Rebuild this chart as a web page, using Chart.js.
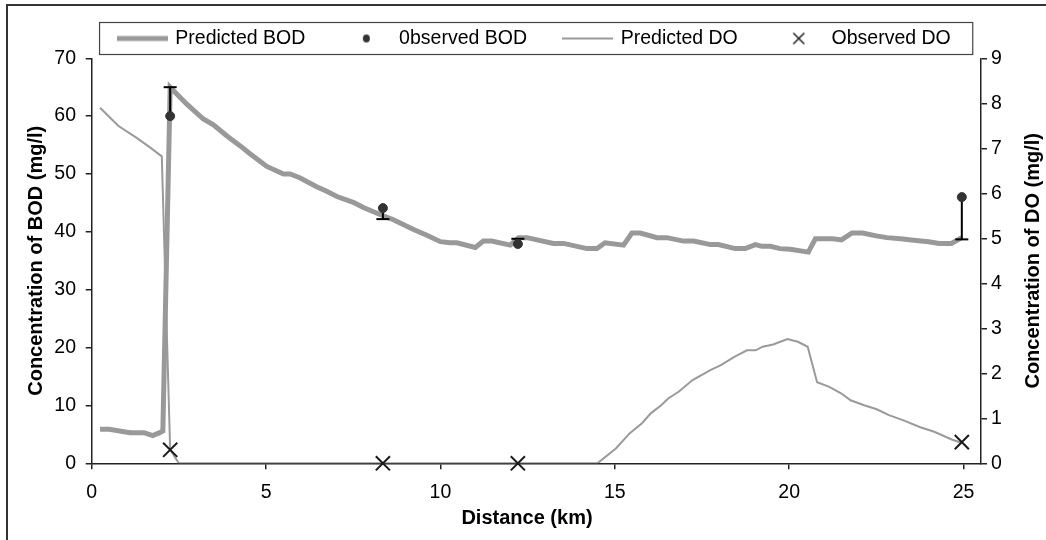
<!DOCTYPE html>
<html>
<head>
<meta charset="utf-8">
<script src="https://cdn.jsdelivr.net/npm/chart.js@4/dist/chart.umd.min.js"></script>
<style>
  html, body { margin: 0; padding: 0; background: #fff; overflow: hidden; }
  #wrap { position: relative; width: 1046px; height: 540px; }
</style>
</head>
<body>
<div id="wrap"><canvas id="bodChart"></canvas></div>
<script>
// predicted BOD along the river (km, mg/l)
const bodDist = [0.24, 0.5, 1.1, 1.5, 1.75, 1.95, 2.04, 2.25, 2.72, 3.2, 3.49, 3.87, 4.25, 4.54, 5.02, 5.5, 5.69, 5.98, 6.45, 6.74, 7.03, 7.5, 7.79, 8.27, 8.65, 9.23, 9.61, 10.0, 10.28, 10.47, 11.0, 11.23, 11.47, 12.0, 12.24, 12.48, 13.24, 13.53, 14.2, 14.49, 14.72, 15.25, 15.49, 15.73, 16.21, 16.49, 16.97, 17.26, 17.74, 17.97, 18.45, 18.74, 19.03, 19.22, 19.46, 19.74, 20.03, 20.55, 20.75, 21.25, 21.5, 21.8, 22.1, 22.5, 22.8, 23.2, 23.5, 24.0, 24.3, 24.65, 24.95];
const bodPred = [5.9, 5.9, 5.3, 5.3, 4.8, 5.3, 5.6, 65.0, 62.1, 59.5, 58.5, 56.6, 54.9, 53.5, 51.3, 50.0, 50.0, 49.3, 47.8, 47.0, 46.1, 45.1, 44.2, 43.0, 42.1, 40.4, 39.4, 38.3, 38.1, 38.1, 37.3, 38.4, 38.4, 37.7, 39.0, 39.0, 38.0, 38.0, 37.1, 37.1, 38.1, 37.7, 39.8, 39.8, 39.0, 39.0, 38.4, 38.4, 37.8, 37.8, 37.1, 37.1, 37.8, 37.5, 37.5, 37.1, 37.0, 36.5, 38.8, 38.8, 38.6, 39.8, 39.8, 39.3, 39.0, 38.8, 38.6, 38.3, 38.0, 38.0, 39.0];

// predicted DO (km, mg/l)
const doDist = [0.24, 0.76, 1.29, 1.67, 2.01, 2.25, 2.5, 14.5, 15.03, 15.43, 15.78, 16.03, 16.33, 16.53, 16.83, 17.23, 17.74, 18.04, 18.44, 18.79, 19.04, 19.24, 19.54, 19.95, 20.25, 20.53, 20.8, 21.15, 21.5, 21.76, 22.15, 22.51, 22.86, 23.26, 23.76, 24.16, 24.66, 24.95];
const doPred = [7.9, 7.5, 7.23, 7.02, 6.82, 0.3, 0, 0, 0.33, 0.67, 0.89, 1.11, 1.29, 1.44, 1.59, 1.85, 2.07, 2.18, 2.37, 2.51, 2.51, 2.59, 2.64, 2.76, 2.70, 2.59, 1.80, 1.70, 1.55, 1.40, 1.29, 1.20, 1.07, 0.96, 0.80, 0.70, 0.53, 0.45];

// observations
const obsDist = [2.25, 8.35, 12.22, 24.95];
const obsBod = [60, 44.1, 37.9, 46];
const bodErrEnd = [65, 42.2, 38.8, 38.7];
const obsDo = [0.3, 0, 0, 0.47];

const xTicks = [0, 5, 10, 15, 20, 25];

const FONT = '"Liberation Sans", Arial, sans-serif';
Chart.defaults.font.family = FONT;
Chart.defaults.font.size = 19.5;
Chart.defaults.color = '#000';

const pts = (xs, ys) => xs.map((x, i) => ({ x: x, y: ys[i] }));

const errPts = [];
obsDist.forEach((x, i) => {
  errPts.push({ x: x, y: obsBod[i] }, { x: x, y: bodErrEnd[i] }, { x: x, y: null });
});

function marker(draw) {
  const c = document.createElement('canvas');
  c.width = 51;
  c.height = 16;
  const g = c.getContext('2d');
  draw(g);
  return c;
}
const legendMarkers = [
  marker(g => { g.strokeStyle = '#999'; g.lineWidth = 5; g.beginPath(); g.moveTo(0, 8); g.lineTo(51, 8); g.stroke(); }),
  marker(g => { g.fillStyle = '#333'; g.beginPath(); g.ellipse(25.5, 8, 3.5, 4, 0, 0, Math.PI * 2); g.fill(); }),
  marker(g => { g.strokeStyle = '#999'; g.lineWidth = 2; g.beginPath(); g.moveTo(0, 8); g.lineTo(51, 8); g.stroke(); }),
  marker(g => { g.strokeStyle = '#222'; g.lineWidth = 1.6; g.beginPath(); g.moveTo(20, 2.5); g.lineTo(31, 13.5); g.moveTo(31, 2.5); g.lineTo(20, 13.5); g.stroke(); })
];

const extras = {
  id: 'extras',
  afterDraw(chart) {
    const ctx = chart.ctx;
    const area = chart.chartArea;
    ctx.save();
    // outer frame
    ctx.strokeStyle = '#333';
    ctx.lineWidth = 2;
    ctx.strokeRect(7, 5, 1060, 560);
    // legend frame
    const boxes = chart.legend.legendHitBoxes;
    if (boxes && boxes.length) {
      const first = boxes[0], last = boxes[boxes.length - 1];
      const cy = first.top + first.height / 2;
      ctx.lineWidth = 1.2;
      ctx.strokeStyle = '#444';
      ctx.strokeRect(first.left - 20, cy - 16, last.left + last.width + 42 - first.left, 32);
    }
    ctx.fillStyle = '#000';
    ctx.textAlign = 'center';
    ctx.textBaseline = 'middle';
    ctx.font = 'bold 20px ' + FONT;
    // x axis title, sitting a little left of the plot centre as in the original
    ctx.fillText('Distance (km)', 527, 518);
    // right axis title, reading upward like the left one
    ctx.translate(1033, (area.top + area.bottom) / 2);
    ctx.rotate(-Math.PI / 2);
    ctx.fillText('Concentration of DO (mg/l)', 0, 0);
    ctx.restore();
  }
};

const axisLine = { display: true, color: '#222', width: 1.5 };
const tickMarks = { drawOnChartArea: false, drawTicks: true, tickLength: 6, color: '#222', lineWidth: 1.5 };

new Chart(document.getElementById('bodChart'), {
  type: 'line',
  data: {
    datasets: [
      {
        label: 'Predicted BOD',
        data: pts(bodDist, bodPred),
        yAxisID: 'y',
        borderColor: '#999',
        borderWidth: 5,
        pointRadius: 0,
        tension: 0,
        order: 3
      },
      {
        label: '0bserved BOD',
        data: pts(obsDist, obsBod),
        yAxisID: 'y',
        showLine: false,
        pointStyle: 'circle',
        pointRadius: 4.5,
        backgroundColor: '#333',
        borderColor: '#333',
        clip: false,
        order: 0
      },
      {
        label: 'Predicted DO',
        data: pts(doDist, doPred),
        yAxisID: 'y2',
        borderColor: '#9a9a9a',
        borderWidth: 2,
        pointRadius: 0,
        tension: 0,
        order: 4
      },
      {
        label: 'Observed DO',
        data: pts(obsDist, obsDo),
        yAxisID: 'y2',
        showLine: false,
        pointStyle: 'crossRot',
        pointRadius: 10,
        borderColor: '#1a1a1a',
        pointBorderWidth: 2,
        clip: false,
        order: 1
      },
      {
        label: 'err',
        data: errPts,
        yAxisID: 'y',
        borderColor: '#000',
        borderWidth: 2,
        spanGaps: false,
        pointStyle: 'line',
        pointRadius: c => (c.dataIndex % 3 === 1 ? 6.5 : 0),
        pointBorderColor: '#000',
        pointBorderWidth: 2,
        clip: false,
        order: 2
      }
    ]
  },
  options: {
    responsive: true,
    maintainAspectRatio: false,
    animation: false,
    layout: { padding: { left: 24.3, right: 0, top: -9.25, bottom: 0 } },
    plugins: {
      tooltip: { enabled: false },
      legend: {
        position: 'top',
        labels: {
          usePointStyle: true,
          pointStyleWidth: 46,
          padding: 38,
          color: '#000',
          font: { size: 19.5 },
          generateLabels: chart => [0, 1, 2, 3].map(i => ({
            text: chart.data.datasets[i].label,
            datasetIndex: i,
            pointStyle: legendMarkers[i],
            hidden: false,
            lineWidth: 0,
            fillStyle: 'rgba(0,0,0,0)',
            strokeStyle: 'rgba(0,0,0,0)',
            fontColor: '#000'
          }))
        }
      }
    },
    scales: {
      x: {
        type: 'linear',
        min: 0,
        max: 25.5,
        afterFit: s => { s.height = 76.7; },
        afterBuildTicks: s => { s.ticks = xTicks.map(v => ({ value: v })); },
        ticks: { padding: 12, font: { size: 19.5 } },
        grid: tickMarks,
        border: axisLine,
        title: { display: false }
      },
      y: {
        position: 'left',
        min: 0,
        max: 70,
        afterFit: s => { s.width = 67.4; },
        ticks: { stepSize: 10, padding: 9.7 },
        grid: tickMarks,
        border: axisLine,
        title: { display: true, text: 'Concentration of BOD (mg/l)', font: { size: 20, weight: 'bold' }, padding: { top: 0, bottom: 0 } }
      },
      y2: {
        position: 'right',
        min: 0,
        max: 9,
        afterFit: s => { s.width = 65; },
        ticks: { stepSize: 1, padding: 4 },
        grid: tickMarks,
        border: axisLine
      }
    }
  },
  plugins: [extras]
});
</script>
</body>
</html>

────────────────

Objective: Leave out the pictures and repeat the lines from the start of the material through the line with "38.0, 38.0, 39.0];", inclusive.

Task solution:
Rebuild this chart as a web page, using Chart.js.
<!DOCTYPE html>
<html>
<head>
<meta charset="utf-8">
<script src="https://cdn.jsdelivr.net/npm/chart.js@4/dist/chart.umd.min.js"></script>
<style>
  html, body { margin: 0; padding: 0; background: #fff; overflow: hidden; }
  #wrap { position: relative; width: 1046px; height: 540px; }
</style>
</head>
<body>
<div id="wrap"><canvas id="bodChart"></canvas></div>
<script>
// predicted BOD along the river (km, mg/l)
const bodDist = [0.24, 0.5, 1.1, 1.5, 1.75, 1.95, 2.04, 2.25, 2.72, 3.2, 3.49, 3.87, 4.25, 4.54, 5.02, 5.5, 5.69, 5.98, 6.45, 6.74, 7.03, 7.5, 7.79, 8.27, 8.65, 9.23, 9.61, 10.0, 10.28, 10.47, 11.0, 11.23, 11.47, 12.0, 12.24, 12.48, 13.24, 13.53, 14.2, 14.49, 14.72, 15.25, 15.49, 15.73, 16.21, 16.49, 16.97, 17.26, 17.74, 17.97, 18.45, 18.74, 19.03, 19.22, 19.46, 19.74, 20.03, 20.55, 20.75, 21.25, 21.5, 21.8, 22.1, 22.5, 22.8, 23.2, 23.5, 24.0, 24.3, 24.65, 24.95];
const bodPred = [5.9, 5.9, 5.3, 5.3, 4.8, 5.3, 5.6, 65.0, 62.1, 59.5, 58.5, 56.6, 54.9, 53.5, 51.3, 50.0, 50.0, 49.3, 47.8, 47.0, 46.1, 45.1, 44.2, 43.0, 42.1, 40.4, 39.4, 38.3, 38.1, 38.1, 37.3, 38.4, 38.4, 37.7, 39.0, 39.0, 38.0, 38.0, 37.1, 37.1, 38.1, 37.7, 39.8, 39.8, 39.0, 39.0, 38.4, 38.4, 37.8, 37.8, 37.1, 37.1, 37.8, 37.5, 37.5, 37.1, 37.0, 36.5, 38.8, 38.8, 38.6, 39.8, 39.8, 39.3, 39.0, 38.8, 38.6, 38.3, 38.0, 38.0, 39.0];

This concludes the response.